According to Quoteland.com, Charles Edward Montague, English novelist and essayist (1867-1928), stated: “There is no limit to what a man can do so long as he does not care a straw who gets the credit for it.” That statement has been quoted in various forms by American Presidents, corporate leaders, and various coaches. It still stands as a truthful statement. Washington isn’t broken–it’s just that some of the leadership are not taking full advantage of the talent around them.
John Campbell is a member of the U. S. House of Representatives representing the 48th Congressional District of district in California. He is a Certified Public Accountant (CPA) and small business owner.
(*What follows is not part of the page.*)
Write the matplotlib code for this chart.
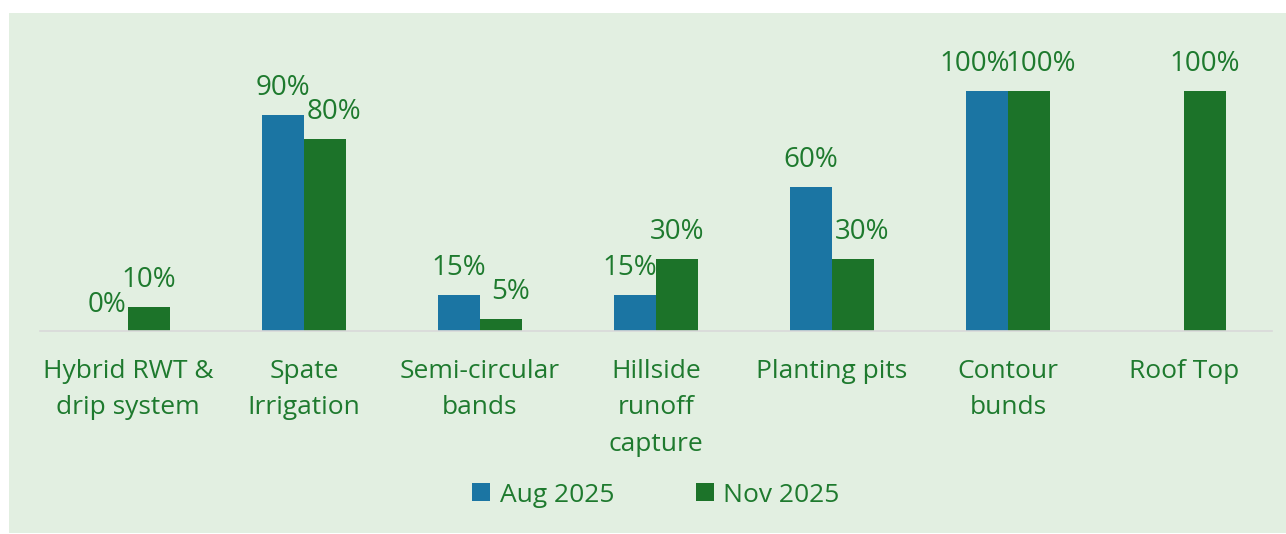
import numpy as np
import matplotlib
matplotlib.use("Agg")
import matplotlib.pyplot as plt
from matplotlib.patches import Rectangle

categories = ["Hybrid RWT &\ndrip system", "Spate\nIrrigation", "Semi-circular\nbands",
              "Hillside\nrunoff\ncapture", "Planting pits", "Contour\nbunds", "Roof Top"]
aug_2025 = [0, 90, 15, 15, 60, 100, np.nan]
nov_2025 = [10, 80, 5, 30, 30, 100, 100]
series_names = ["Aug 2025", "Nov 2025"]

BLUE = "#1B75A3"
GREEN = "#1C7329"
TEXT = "#1E7A2E"
BG = "#E2EFE1"
FS = 19
LFS = 20

plt.rcParams['font.family'] = ['Open Sans', 'DejaVu Sans']

fig = plt.figure(figsize=(12.86, 5.34), dpi=100, facecolor="white")
fig.patches.append(Rectangle((9/1286, 1/534), 1 - 9/1286, (534 - 14)/534,
                             transform=fig.transFigure, facecolor=BG, edgecolor="none", zorder=-10))

ax = fig.add_axes([40/1286, (534-331)/534, (1272-40)/1286, (331-41)/534])
ax.set_facecolor("none")

x = np.arange(len(categories))
w = 0.24
b1 = ax.bar(x - w/2, aug_2025, w, color=BLUE, label=series_names[0], zorder=2)
b2 = ax.bar(x + w/2, nov_2025, w, color=GREEN, label=series_names[1], zorder=2)

# label placement: push apart labels that would collide (as the source chart does)
for i, (a, n) in enumerate(zip(aug_2025, nov_2025)):
    dx_a, dx_n = 0.0, 0.0
    if not np.isnan(a) and not np.isnan(n) and min(a, n) > 0 and abs(a - n) <= 30:
        if a == n:
            dx_a, dx_n = -8.5, 8.5
        elif a > n:
            dx_n = 6.5
        else:
            dx_a = -3.5
    for rect, v, dx in ((b1[i], a, dx_a), (b2[i], n, dx_n)):
        if np.isnan(v):
            continue
        ax.annotate(f"{v:g}%", (rect.get_x() + rect.get_width()/2, v),
                    xytext=(dx, 9), textcoords="offset points", ha="center", va="bottom",
                    fontsize=LFS, color=TEXT)

ax.set_xlim(-0.5, len(categories) - 0.5)
ax.set_ylim(0, 120.8)
ax.set_yticks([])
ax.set_xticks(x)
ax.set_xticklabels(categories, fontsize=FS, color=TEXT, linespacing=1.6)
ax.tick_params(axis="x", length=0, pad=20)
for s in ["top", "right", "left"]:
    ax.spines[s].set_visible(False)
ax.spines["bottom"].set_color("#D9D9D9")
ax.spines["bottom"].set_linewidth(1.2)

leg = fig.legend(handles=[b1, b2], labels=series_names, loc="center",
                 bbox_to_anchor=(656/1286, 1 - 495/534), ncol=2, frameon=False,
                 fontsize=FS, handlelength=0.68, handleheight=0.68, handletextpad=0.35,
                 columnspacing=3.1)
for t in leg.get_texts():
    t.set_color(TEXT)

fig.savefig("out.png", dpi=100, facecolor="white")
He serves on the House Committee on Financial Services and served on several Congressional economic working groups in 2008 and 2009. When you consider his business background, it is not surprising that he has put a plan together to turn around America’s struggling economy. You can find that plan at the “Fix It Series.” Please follow the link to see what is possible if the leadership in Washington was more interested in solutions than politics.
Some of the lessons I think our representatives in Washington need to learn are found in a book I recently read. “How Starbucks Saved My Life,” by Michael Gates Gill. This book tells the story of a high ranking corporate type who had grown up in a privileged environment (Yale University, Skull and Bones, easy entry into the corporate world, etc.). The book details the changes in his life that occurred when he suddenly lost his corporate job. One of the major lessons in the book is the value of respecting yourself and the people who work for you and with you. I understand that Washington politicians need to get re-elected, but a little cooperation and respect would go a long way in the current environment.
Harry Truman once stated, “If you want a friend in Washington, get a dog.” This statement tells me that the environment in Washington is challenging at best and has been for a long time. At this point in our history, we need to grow up and start hearing each others ideas so that we can solve the serious problems facing our country.